START Data provided

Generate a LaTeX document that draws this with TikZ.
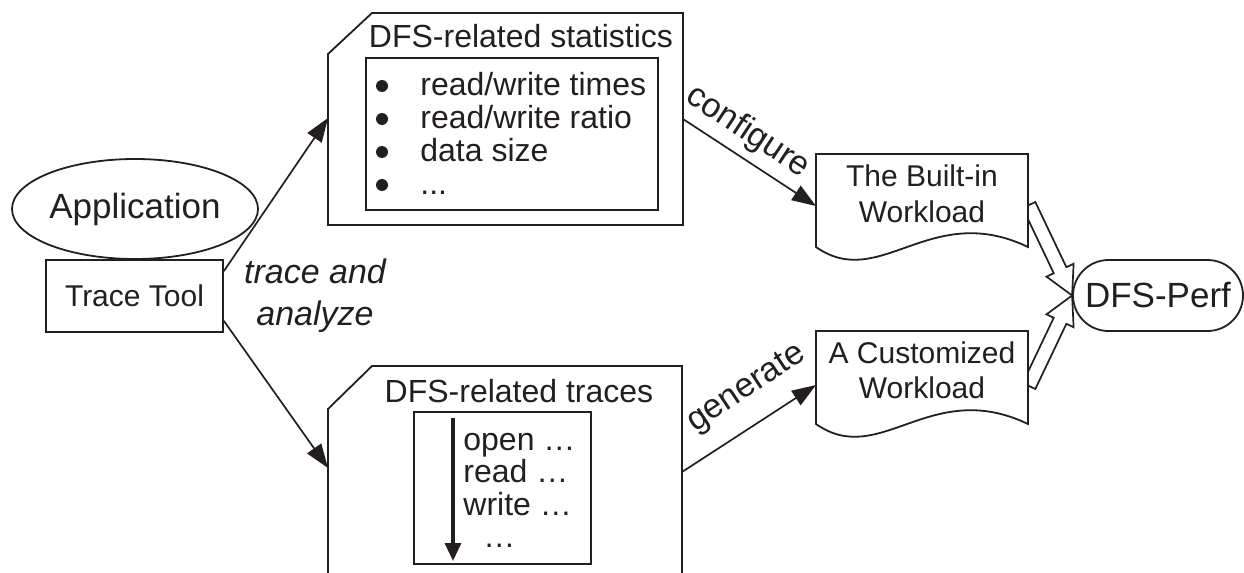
\documentclass[tikz,border=0pt]{standalone}
\usepackage{fontspec}
\setmainfont{Liberation Sans}
\usetikzlibrary{calc,arrows.meta,shapes.geometric,shapes.misc}
\definecolor{ink}{HTML}{231F20}

\tikzset{
  outline/.style={draw=ink, line width=0.9pt, line join=miter},
  conn/.style={draw=ink, line width=0.85pt, -{Triangle[length=12pt,width=8.5pt]}},
  fat/.style={draw=ink, fill=white, line width=0.85pt, line join=miter},
  doc/.style={draw=ink, fill=white, line width=0.9pt, line join=miter},
  txt/.style={text=ink, inner sep=0pt, font=\fontsize{16}{19}\selectfont},
  txtsm/.style={text=ink, inner sep=0pt, font=\fontsize{15}{18}\selectfont},
  txtlg/.style={text=ink, inner sep=0pt, font=\fontsize{17.5}{21}\selectfont},
  verb/.style={text=ink, inner sep=0pt, font=\fontsize{17}{20}\selectfont},
  note/.style={text=ink, inner sep=0pt, font=\fontsize{17}{20}\selectfont\itshape},
  dot/.style={circle, fill=ink, inner sep=0pt, minimum size=6pt},
}

% hollow block arrow from #1 (tail centre) to #2 (tip)
\newcommand\fatarrow[2]{%
  \coordinate (fa-base) at ($(#2)!14pt!(#1)$);
  \draw[fat] ($(#1)!3.5pt!90:(#2)$) -- ($(fa-base)!3.5pt!90:(#2)$)
    -- ($(fa-base)!7.5pt!90:(#2)$) -- (#2)
    -- ($(fa-base)!7.5pt!-90:(#2)$) -- ($(fa-base)!3.5pt!-90:(#2)$)
    -- ($(#1)!3.5pt!-90:(#2)$) -- cycle;}

\begin{document}
\begin{tikzpicture}[x=0.5pt,y=-0.5pt]
\useasboundingbox (0,0) rectangle (1244,573);
\clip (0,0) rectangle (1244,573);

% application and tracing tool
\node[outline, ellipse, minimum width=123pt, minimum height=50pt, txtlg] (app) at (135,209) {Application};
\node[outline, rectangle, minimum width=88.5pt, minimum height=36pt, txtsm] (tool) at (134.5,296) {Trace Tool};
\coordinate (tool-a) at ($(tool.north east)+(0,12)$);
\coordinate (tool-b) at ($(tool.south east)+(0,-12)$);

% statistics card
\draw[outline] (328,54) -- (372,13) -- (683,13) -- (683,225) -- (328,225) -- cycle;
\coordinate (stats-in) at (328,118);
\coordinate (stats-out) at (683,119);
\node[txt, anchor=base] (stats-title) at (521,47) {DFS-related statistics};
\node[outline, rectangle, minimum width=146pt, minimum height=76pt] (stats-box) at (512,134) {};
\node[dot] (b1) at (382,86) {};
\node[dot] (b2) at (382,119) {};
\node[dot] (b3) at (382,152) {};
\node[dot] (b4) at (382,185) {};
\node[txt, anchor=base west] (s1) at (420,95) {read/write times};
\node[txt, anchor=base west] (s2) at (420,128) {read/write ratio};
\node[txt, anchor=base west] (s3) at (420,161) {data size};
\node[txt, anchor=base west] (s4) at (420,194) {...};

% traces card
\draw[outline] (328,600) -- (328,409) -- (372,366) -- (682,366) -- (682,600);
\coordinate (traces-in) at (328,468);
\coordinate (traces-out) at (682,472);
\node[txt, anchor=base] (traces-title) at (519,402) {DFS-related traces};
\node[outline, rectangle, minimum width=88.5pt, minimum height=76pt] (traces-box) at (502.5,488) {};
\coordinate (flow-top) at (453,418);
\coordinate (flow-end) at (453,561);
\draw[draw=ink, line width=1.6pt, -{Triangle[length=9pt,width=8pt]}] (flow-top) -- (flow-end);
\node[txt, anchor=base west] (t1) at (463,450) {open …};
\node[txt, anchor=base west] (t2) at (463,482) {read …};
\node[txt, anchor=base west] (t3) at (463,515) {write …};
\node[txt, anchor=base west] (t4) at (483,547) {…};

% benchmark
\node[outline, rounded rectangle, minimum width=85pt, minimum height=35.5pt, txtlg] (perf) at (1158,295.5) {DFS-Perf};

% hollow arrows into the benchmark
\coordinate (bi-tail) at (1029,205);
\coordinate (cw-tail) at (1029,386);
\fatarrow{bi-tail}{perf.west}
\fatarrow{cw-tail}{perf.west}

% workload documents
\draw[doc] (816,154) -- (1028,154) -- (1028,247) .. controls (930,200) and (880,292) .. (816,247) -- cycle;
\coordinate (bi-in) at (816,206);
\node[txtsm, anchor=base] (bi1) at (922,186) {The Built-in};
\node[txtsm, anchor=base] (bi2) at (922,222) {Workload};

\draw[doc] (816,331) -- (1028,331) -- (1028,424) .. controls (930,377) and (880,469) .. (816,424) -- cycle;
\coordinate (cw-in) at (816,385);
\node[txtsm, anchor=base] (cw1) at (922,363) {A Customized};
\node[txtsm, anchor=base] (cw2) at (922,398) {Workload};

% connectors
\draw[conn] (tool-a) -- (stats-in);
\draw[conn] (tool-b) -- (traces-in);
\draw[conn] (stats-out) -- (bi-in);
\draw[conn] (traces-out) -- (cw-in);

% connector labels
\node[note, anchor=base] (lbl-trace) at (315,283) {trace and};
\node[note, anchor=base] (lbl-analyze) at (315,325) {analyze};
\node[verb, rotate=-33.4] (lbl-config) at (748,132) {configure};
\node[verb, rotate=33.4] (lbl-gen) at (747,389) {generate};
\end{tikzpicture}
\end{document}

END Data provided

Quote the material exactly. Pictures stay out.

Generate a LaTeX document that draws this with TikZ.
\documentclass[tikz,border=0pt]{standalone}
\usepackage{fontspec}
\setmainfont{Liberation Sans}
\usetikzlibrary{calc,arrows.meta,shapes.geometric,shapes.misc}
\definecolor{ink}{HTML}{231F20}

\tikzset{
  outline/.style={draw=ink, line width=0.9pt, line join=miter},
  conn/.style={draw=ink, line width=0.85pt, -{Triangle[length=12pt,width=8.5pt]}},
  fat/.style={draw=ink, fill=white, line width=0.85pt, line join=miter},
  doc/.style={draw=ink, fill=white, line width=0.9pt, line join=miter},
  txt/.style={text=ink, inner sep=0pt, font=\fontsize{16}{19}\selectfont},
  txtsm/.style={text=ink, inner sep=0pt, font=\fontsize{15}{18}\selectfont},
  txtlg/.style={text=ink, inner sep=0pt, font=\fontsize{17.5}{21}\selectfont},
  verb/.style={text=ink, inner sep=0pt, font=\fontsize{17}{20}\selectfont},
  note/.style={text=ink, inner sep=0pt, font=\fontsize{17}{20}\selectfont\itshape},
  dot/.style={circle, fill=ink, inner sep=0pt, minimum size=6pt},
}

% hollow block arrow from #1 (tail centre) to #2 (tip)
\newcommand\fatarrow[2]{%
  \coordinate (fa-base) at ($(#2)!14pt!(#1)$);
  \draw[fat] ($(#1)!3.5pt!90:(#2)$) -- ($(fa-base)!3.5pt!90:(#2)$)
    -- ($(fa-base)!7.5pt!90:(#2)$) -- (#2)
    -- ($(fa-base)!7.5pt!-90:(#2)$) -- ($(fa-base)!3.5pt!-90:(#2)$)
    -- ($(#1)!3.5pt!-90:(#2)$) -- cycle;}

\begin{document}
\begin{tikzpicture}[x=0.5pt,y=-0.5pt]
\useasboundingbox (0,0) rectangle (1244,573);
\clip (0,0) rectangle (1244,573);

% application and tracing tool
\node[outline, ellipse, minimum width=123pt, minimum height=50pt, txtlg] (app) at (135,209) {Application};
\node[outline, rectangle, minimum width=88.5pt, minimum height=36pt, txtsm] (tool) at (134.5,296) {Trace Tool};
\coordinate (tool-a) at ($(tool.north east)+(0,12)$);
\coordinate (tool-b) at ($(tool.south east)+(0,-12)$);

% statistics card
\draw[outline] (328,54) -- (372,13) -- (683,13) -- (683,225) -- (328,225) -- cycle;
\coordinate (stats-in) at (328,118);
\coordinate (stats-out) at (683,119);
\node[txt, anchor=base] (stats-title) at (521,47) {DFS-related statistics};
\node[outline, rectangle, minimum width=146pt, minimum height=76pt] (stats-box) at (512,134) {};
\node[dot] (b1) at (382,86) {};
\node[dot] (b2) at (382,119) {};
\node[dot] (b3) at (382,152) {};
\node[dot] (b4) at (382,185) {};
\node[txt, anchor=base west] (s1) at (420,95) {read/write times};
\node[txt, anchor=base west] (s2) at (420,128) {read/write ratio};
\node[txt, anchor=base west] (s3) at (420,161) {data size};
\node[txt, anchor=base west] (s4) at (420,194) {...};

% traces card
\draw[outline] (328,600) -- (328,409) -- (372,366) -- (682,366) -- (682,600);
\coordinate (traces-in) at (328,468);
\coordinate (traces-out) at (682,472);
\node[txt, anchor=base] (traces-title) at (519,402) {DFS-related traces};
\node[outline, rectangle, minimum width=88.5pt, minimum height=76pt] (traces-box) at (502.5,488) {};
\coordinate (flow-top) at (453,418);
\coordinate (flow-end) at (453,561);
\draw[draw=ink, line width=1.6pt, -{Triangle[length=9pt,width=8pt]}] (flow-top) -- (flow-end);
\node[txt, anchor=base west] (t1) at (463,450) {open …};
\node[txt, anchor=base west] (t2) at (463,482) {read …};
\node[txt, anchor=base west] (t3) at (463,515) {write …};
\node[txt, anchor=base west] (t4) at (483,547) {…};

% benchmark
\node[outline, rounded rectangle, minimum width=85pt, minimum height=35.5pt, txtlg] (perf) at (1158,295.5) {DFS-Perf};

% hollow arrows into the benchmark
\coordinate (bi-tail) at (1029,205);
\coordinate (cw-tail) at (1029,386);
\fatarrow{bi-tail}{perf.west}
\fatarrow{cw-tail}{perf.west}

% workload documents
\draw[doc] (816,154) -- (1028,154) -- (1028,247) .. controls (930,200) and (880,292) .. (816,247) -- cycle;
\coordinate (bi-in) at (816,206);
\node[txtsm, anchor=base] (bi1) at (922,186) {The Built-in};
\node[txtsm, anchor=base] (bi2) at (922,222) {Workload};

\draw[doc] (816,331) -- (1028,331) -- (1028,424) .. controls (930,377) and (880,469) .. (816,424) -- cycle;
\coordinate (cw-in) at (816,385);
\node[txtsm, anchor=base] (cw1) at (922,363) {A Customized};
\node[txtsm, anchor=base] (cw2) at (922,398) {Workload};

% connectors
\draw[conn] (tool-a) -- (stats-in);
\draw[conn] (tool-b) -- (traces-in);
\draw[conn] (stats-out) -- (bi-in);
\draw[conn] (traces-out) -- (cw-in);

% connector labels
\node[note, anchor=base] (lbl-trace) at (315,283) {trace and};
\node[note, anchor=base] (lbl-analyze) at (315,325) {analyze};
\node[verb, rotate=-33.4] (lbl-config) at (748,132) {configure};
\node[verb, rotate=33.4] (lbl-gen) at (747,389) {generate};
\end{tikzpicture}
\end{document}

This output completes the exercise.